A heated row over some rocks in the East China Sea has put Japanese car making in China in reverse.

A heated row over some rocks in the East China Sea has put Japanese car making in China in reverse.

Chinese vehicle production from Toyota and other major manufacturers in Japan tumbled last month as a territorial dispute between the two Asian powers led to boycotts of Japanese products in China.

Toyota said yesterday its Chinese output plunged 61 per cent to 30,591 vehicles, its third straight monthly decline.

"We have adjusted the production to meet the current level of demand in China," said Dion Corbett, a spokesman for Toyota. He declined to comment further on the reason.

Chinese output of Nissan sank 44 per cent to 61,360 vehicles, while production from Honda declined 54 per cent to 26,302 vehicles, the companies said.

Sales of Japanese cars have plunged in China since the Japanese government in September nationalised a cluster of tiny, uninhabited islands in the East China Sea called Senkaku in Japan and Diaoyu in China that are controlled by Tokyo but also claimed by Beijing.

The purchase set off violent demonstrations in China and a call to boycott Japanese goods. Toyota and Honda dealerships were burned down in one city and crowds shouting anti-Japanese slogans have gathered and smashed Japanese cars. Toyota's total overseas production rose 12.9 per cent last month from a year ago to 430,041 vehicles.

Its global output during the month dipped 0.3 per cent to 695,083 vehicles. Including subsidiaries Daihatsu, which makes mostly small cars, and the lorry maker Hino Motors, global production slipped to 787,476, the company said.

Nissan's global output last month declined 4.8 per cent to 410,961 vehicles.

Honda's worldwide production during the month rose 9.4 per cent to 346,129 vehicles.

Some non-Japanese car makers are benefiting from Toyota, Nissan and Honda's woes.

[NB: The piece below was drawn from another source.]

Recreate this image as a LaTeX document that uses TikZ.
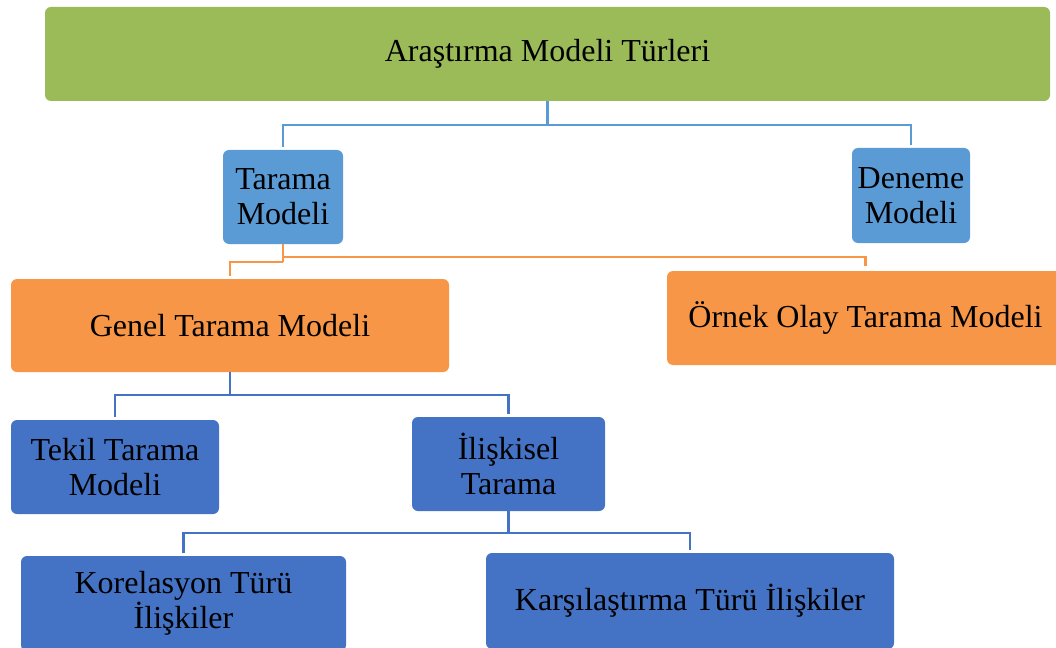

Ford is to focus its expansion efforts, the largest in more than half a century, on Asia amid fears of slow growth in the United States for years to come and a wallowing Europe.

"We have massive investments going on globally and really at an unprecedented rate for us. We have very ambitious growth plans built on global products. Our plan is very aggressive and a lot of it is based here in Asia," Bill Ford, the executive chairman of Ford, said yesterday.

"I think that we're doing very well in China. Our share is up and our sales are up but one needs to be cautious. These things ebb and flow," said Mr Ford. "There's no question there's been an effect [from the boycott] but we're not really building our business on that."

Thailand will be one of the foundations of Ford's business in Asia, with the company intending to use it as a regional export hub for the rest of the Association of South East Asian Nations (Asean).

More than 90 per cent of Ford's production for the 10 countries of Asean is in Thailand, where vehicle manufacturing capacity is 445,000 units per year.

"We have big plans for Thailand and we have big plans for the region," said Mr Ford.

Those plans involve the construction of nine new plants. In China, the company recently started operating a new plant in Chongqing. Five factories in China and two in India are currently under construction. When these plants are completed, Ford's production capacity in the region will double to 2.9 million vehicles per year by mid-decade.

Floods in Thailand last year were a key contributor to a US$83m (Dh304.8m) loss for Ford's Asia-Pacific region in the fourth quarter of last year but did little to dampen expansion plans. Ford's second plant there, costing US$450 million, opened in Rayong in May. The firm's production capacity in the region will double to 2.9 million vehicles per year by mid-decade.

"This region is where the action is and that's going to be true off into the future," Mr Ford said.